Exactly as written, retype the listing below, omitting the pictures.
--- GIVEN MATERIAL ---
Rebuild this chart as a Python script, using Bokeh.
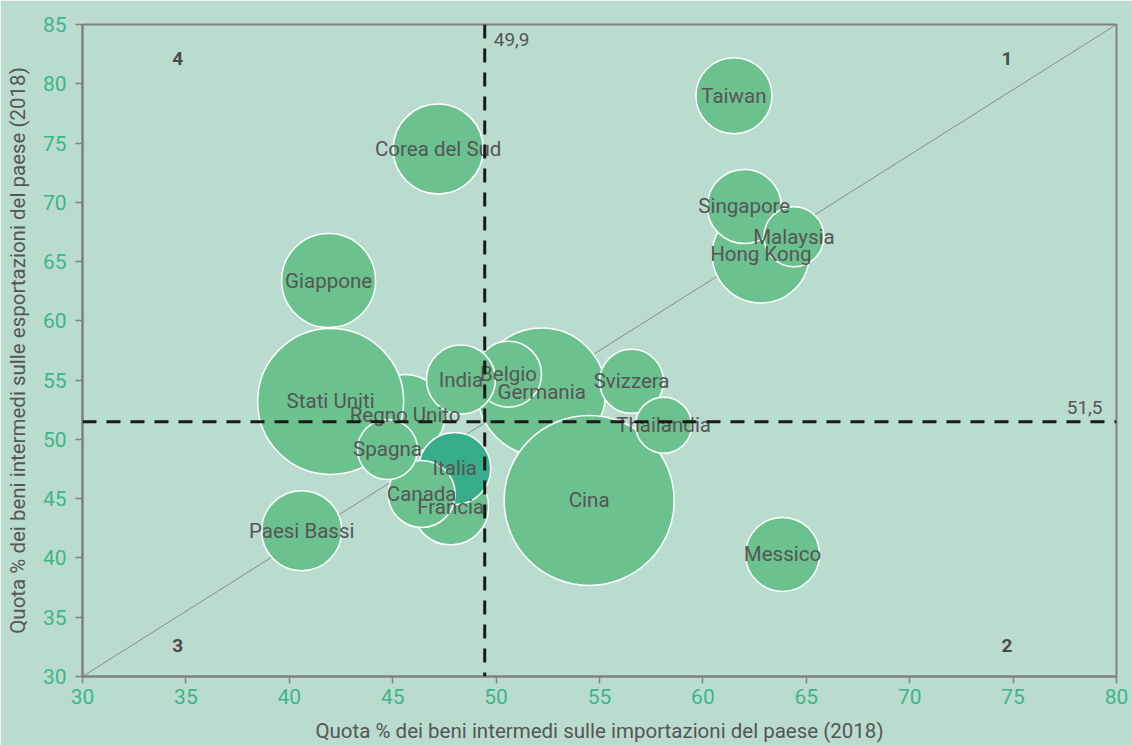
from bokeh.plotting import figure
from bokeh.models import ColumnDataSource, Span, Label, FixedTicker
from bokeh.core.properties import value
from bokeh.embed import file_html
from bokeh.resources import INLINE

# ---- data ----
paesi = ["Regno Unito", "Stati Uniti", "Giappone", "Corea del Sud", "Paesi Bassi",
         "Germania", "Belgio", "India", "Francia", "Italia", "Canada", "Spagna",
         "Cina", "Svizzera", "Thailandia", "Hong Kong", "Singapore", "Malaysia",
         "Taiwan", "Messico"]
import_quota = [45.6, 42.0, 41.9, 47.2, 40.6, 52.2, 50.6, 48.3, 47.8, 48.0, 46.4, 44.75,
                54.5, 56.55, 58.1, 62.8, 62.0, 64.4, 61.5, 63.85]
export_quota = [52.1, 53.2, 63.4, 74.5, 42.3, 54.0, 55.5, 55.05, 44.3, 47.55, 45.4, 49.15,
                44.85, 54.9, 51.2, 65.6, 69.65, 67.1, 79.0, 40.3]
dimensione = [80, 146, 94, 90, 80, 128, 66, 69, 76, 72, 67, 60,
              170, 64, 56, 97, 74, 60, 76, 74]
colori = ["#6bc28f"] * len(paesi)
colori[paesi.index("Italia")] = "#38ad8b"

soglia_import = 49.45
soglia_import_label = "49,9"
soglia_export = 51.5
soglia_export_label = "51,5"

quadranti = ["1", "2", "3", "4"]
quad_x = [74.7, 74.7, 34.6, 34.6]
quad_y = [82.1, 32.6, 32.6, 82.1]

x_ticks = list(range(30, 81, 5))
y_ticks = list(range(30, 86, 5))

BG = "#badccf"
TICK_COL = "#3db58a"
TEXT_COL = "#555555"
FONT = "Roboto"

src = ColumnDataSource(dict(x=import_quota, y=export_quota, size=dimensione,
                            name=paesi, color=colori))

p = figure(width=1132, height=745, x_range=(30, 80), y_range=(30, 85),
           output_backend="svg", toolbar_location=None,
           min_border_left=82, min_border_right=16, min_border_top=24, min_border_bottom=69)
p.background_fill_color = BG
p.border_fill_color = BG
p.outline_line_color = "#808080"
p.outline_line_width = 2
p.grid.visible = False

# diagonal
p.line([30, 80], [30, 85], line_color="#8a8a8a", line_width=1)

p.scatter("x", "y", size="size", source=src, fill_color="color", line_color="white",
          line_width=1.5, marker="circle")

p.text("x", "y", text="name", source=src, text_align="center", text_baseline="middle",
       text_font_size="20.5px", text_color=TEXT_COL, text_font=value(FONT))

for ax_span in [Span(location=soglia_import, dimension="height"),
                Span(location=soglia_export, dimension="width")]:
    ax_span.line_color = "#1a1a1a"
    ax_span.line_width = 3
    ax_span.line_dash = "14 10"
    p.add_layout(ax_span)

p.add_layout(Label(x=soglia_import, y=85, text=soglia_import_label, x_offset=9, y_offset=-8,
                   text_baseline="top", text_font_size="19px", text_color=TEXT_COL,
                   text_font=FONT))
p.add_layout(Label(x=80, y=soglia_export, text=soglia_export_label, x_offset=-14, y_offset=8,
                   text_align="right", text_baseline="bottom", text_font_size="19px",
                   text_color=TEXT_COL, text_font=FONT))

p.text(quad_x, quad_y, text=quadranti, text_align="center", text_baseline="middle",
       text_font_size="19px", text_font_style="bold", text_color="#4a4a4a",
       text_font=value(FONT))

for ax, ticks in ((p.xaxis, x_ticks), (p.yaxis, y_ticks)):
    ax.ticker = FixedTicker(ticks=ticks)
    ax.axis_line_color = "#808080"
    ax.axis_line_width = 2
    ax.major_tick_line_color = "#808080"
    ax.major_tick_line_width = 1.5
    ax.major_tick_out = 7
    ax.major_tick_in = 0
    ax.minor_tick_line_color = None
    ax.major_label_text_color = TICK_COL
    ax.major_label_text_font_size = "21px"
    ax.major_label_text_font = FONT
    ax.axis_label_text_color = TEXT_COL
    ax.axis_label_text_font_size = "20.5px"
    ax.axis_label_text_font = FONT
    ax.axis_label_text_font_style = "normal"

p.yaxis.major_label_standoff = 9
p.xaxis.major_label_standoff = 5
p.xaxis.axis_label = "Quota % dei beni intermedi sulle importazioni del paese (2018)"
p.yaxis.axis_label = "Quota % dei beni intermedi sulle esportazioni del paese (2018)"
p.xaxis.axis_label_standoff = 12
p.yaxis.axis_label_standoff = 10

open("out.html", "w").write(file_html(p, INLINE))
---
_ANSWER FOR THIS EXERCISE_.
Rebuild this chart as a Python script, using Bokeh.
from bokeh.plotting import figure
from bokeh.models import ColumnDataSource, Span, Label, FixedTicker
from bokeh.core.properties import value
from bokeh.embed import file_html
from bokeh.resources import INLINE

# ---- data ----
paesi = ["Regno Unito", "Stati Uniti", "Giappone", "Corea del Sud", "Paesi Bassi",
         "Germania", "Belgio", "India", "Francia", "Italia", "Canada", "Spagna",
         "Cina", "Svizzera", "Thailandia", "Hong Kong", "Singapore", "Malaysia",
         "Taiwan", "Messico"]
import_quota = [45.6, 42.0, 41.9, 47.2, 40.6, 52.2, 50.6, 48.3, 47.8, 48.0, 46.4, 44.75,
                54.5, 56.55, 58.1, 62.8, 62.0, 64.4, 61.5, 63.85]
export_quota = [52.1, 53.2, 63.4, 74.5, 42.3, 54.0, 55.5, 55.05, 44.3, 47.55, 45.4, 49.15,
                44.85, 54.9, 51.2, 65.6, 69.65, 67.1, 79.0, 40.3]
dimensione = [80, 146, 94, 90, 80, 128, 66, 69, 76, 72, 67, 60,
              170, 64, 56, 97, 74, 60, 76, 74]
colori = ["#6bc28f"] * len(paesi)
colori[paesi.index("Italia")] = "#38ad8b"

soglia_import = 49.45
soglia_import_label = "49,9"
soglia_export = 51.5
soglia_export_label = "51,5"

quadranti = ["1", "2", "3", "4"]
quad_x = [74.7, 74.7, 34.6, 34.6]
quad_y = [82.1, 32.6, 32.6, 82.1]

x_ticks = list(range(30, 81, 5))
y_ticks = list(range(30, 86, 5))

BG = "#badccf"
TICK_COL = "#3db58a"
TEXT_COL = "#555555"
FONT = "Roboto"

src = ColumnDataSource(dict(x=import_quota, y=export_quota, size=dimensione,
                            name=paesi, color=colori))

p = figure(width=1132, height=745, x_range=(30, 80), y_range=(30, 85),
           output_backend="svg", toolbar_location=None,
           min_border_left=82, min_border_right=16, min_border_top=24, min_border_bottom=69)
p.background_fill_color = BG
p.border_fill_color = BG
p.outline_line_color = "#808080"
p.outline_line_width = 2
p.grid.visible = False

# diagonal
p.line([30, 80], [30, 85], line_color="#8a8a8a", line_width=1)

p.scatter("x", "y", size="size", source=src, fill_color="color", line_color="white",
          line_width=1.5, marker="circle")

p.text("x", "y", text="name", source=src, text_align="center", text_baseline="middle",
       text_font_size="20.5px", text_color=TEXT_COL, text_font=value(FONT))

for ax_span in [Span(location=soglia_import, dimension="height"),
                Span(location=soglia_export, dimension="width")]:
    ax_span.line_color = "#1a1a1a"
    ax_span.line_width = 3
    ax_span.line_dash = "14 10"
    p.add_layout(ax_span)

p.add_layout(Label(x=soglia_import, y=85, text=soglia_import_label, x_offset=9, y_offset=-8,
                   text_baseline="top", text_font_size="19px", text_color=TEXT_COL,
                   text_font=FONT))
p.add_layout(Label(x=80, y=soglia_export, text=soglia_export_label, x_offset=-14, y_offset=8,
                   text_align="right", text_baseline="bottom", text_font_size="19px",
                   text_color=TEXT_COL, text_font=FONT))

p.text(quad_x, quad_y, text=quadranti, text_align="center", text_baseline="middle",
       text_font_size="19px", text_font_style="bold", text_color="#4a4a4a",
       text_font=value(FONT))

for ax, ticks in ((p.xaxis, x_ticks), (p.yaxis, y_ticks)):
    ax.ticker = FixedTicker(ticks=ticks)
    ax.axis_line_color = "#808080"
    ax.axis_line_width = 2
    ax.major_tick_line_color = "#808080"
    ax.major_tick_line_width = 1.5
    ax.major_tick_out = 7
    ax.major_tick_in = 0
    ax.minor_tick_line_color = None
    ax.major_label_text_color = TICK_COL
    ax.major_label_text_font_size = "21px"
    ax.major_label_text_font = FONT
    ax.axis_label_text_color = TEXT_COL
    ax.axis_label_text_font_size = "20.5px"
    ax.axis_label_text_font = FONT
    ax.axis_label_text_font_style = "normal"

p.yaxis.major_label_standoff = 9
p.xaxis.major_label_standoff = 5
p.xaxis.axis_label = "Quota % dei beni intermedi sulle importazioni del paese (2018)"
p.yaxis.axis_label = "Quota % dei beni intermedi sulle esportazioni del paese (2018)"
p.xaxis.axis_label_standoff = 12
p.yaxis.axis_label_standoff = 10

open("out.html", "w").write(file_html(p, INLINE))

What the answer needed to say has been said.